Builders have warned a government target to build 1.2 million well-located homes over five years from July 2024 will not be possible if construction activity continues at current rates.
The new forecast, released by Master Builders Australia, finds that National Cabinet’s target for new home construction will not be satisfied as the industry continues to suffer from ongoing supply chain blockages and labour shortages.
Compounding the challenge is the sector’s fear that the government’s proposed reforms to workplace laws will put the National Cabinet’s target in further jeopardy.
The proposed industrial relations reforms include a crackdown on labour hire, introducing minimum pay and conditions for gig economy workers, and an enhanced pathway to permanency for casual workers.
“We need to be attracting more people to the industry and making it easier to do business, not tie a rope around them,” Master Builders chief executive Denita Wawn said.
In 2022, National Cabinet agreed to the target of 1 million well-located homes, but as Australia battles an ever-worsening housing shortage, the target was increased by a further 200,000 in August.
To meet the 1.2 million target, an average of 240,000 new dwellings will need to be constructed every year from 2024 to 2029.
But the fresh forecasts from Master Builders revealed an average of just 209,000 new home starts per year are expected.
In the 2024-25 financial year, new dwelling starts are projected to reach just 183,000. New starts will increase to 241,000 in 2026-27 before falling again the year after.
The projections also revealed a blowout in local government planning and approvals processes, which was further compromising the achievement of the 1.2 million home target.
The analysis showed the average time from approval to completion for a new home in 2021-22 took 10.2 months, up from 8.7 months in 2020-21.
New townhouses took 13.5 months from approval to completion.
New apartments, which will be integral to reaching the Housing Accord targets, are taking almost 30 months from approval to completion.
On top of extended construction times, lags in granting building permits at a local government level are dragging out the time to finish new dwellings even further.
Ms Wawn said National Cabinet’s revised target represented a “monumental challenge” for the sector if the government didn’t act to address building delays and productivity challenges.
“In good news, the projected volume of new starts over the five-year period up to 2027-28 exceeds the one million home target … but only just,” Ms Wawn added.
“We’re forecasting states like Queensland, Victoria and Western Australia will exceed their probable targets to reach the million while states like South Australia and New South Wales will have their work cut out for them, depending on how their targets are ultimately specified.
“There is still a lot of work that needs to be done to achieve the revised target of 1.2 million across the board.”
A mammoth public infrastructure spend by federal, state and territory governments is expected to divert resources, including materials and labour, away from housing construction.

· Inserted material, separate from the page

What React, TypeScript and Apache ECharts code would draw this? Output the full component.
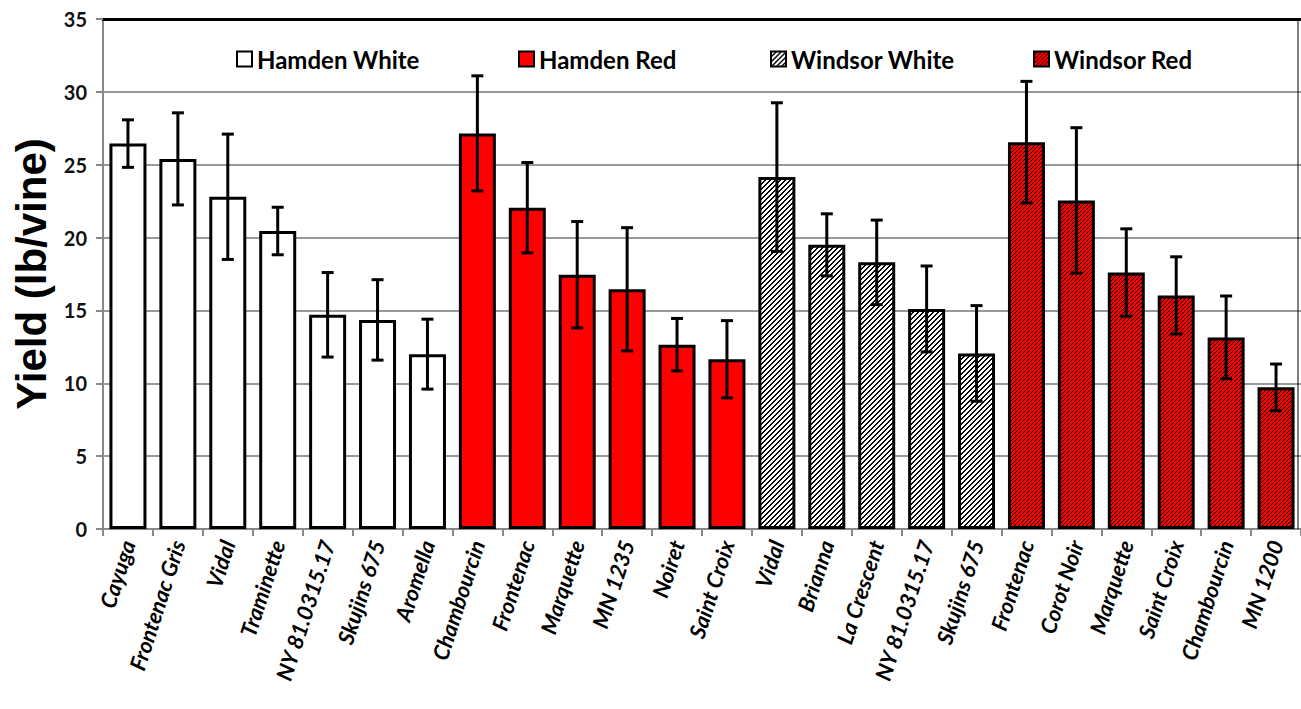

But home renovations, which are expected to shrink sharply following record pandemic spend, will conversely support increased residential building activity.
The MBA’s warning comes as the federal government and the Greens party brokered a deal to pass the $10bn Housing Australia Future Fund legislation after the government offered an additional $1bn sweetener for the fund this year.
Speaking to reporters in Canberra, Greens leader Adam Bandt said months of negotiations had extracted immediate and direct funding for public and community housing.
“Labor’s HAFF still won’t fix the housing crisis, but the Greens have secured $3 billion dollars for housing right now – not relying on a gamble on the stock market – and we’ve got to a position where it can pass the Senate,” Mr Bandt said.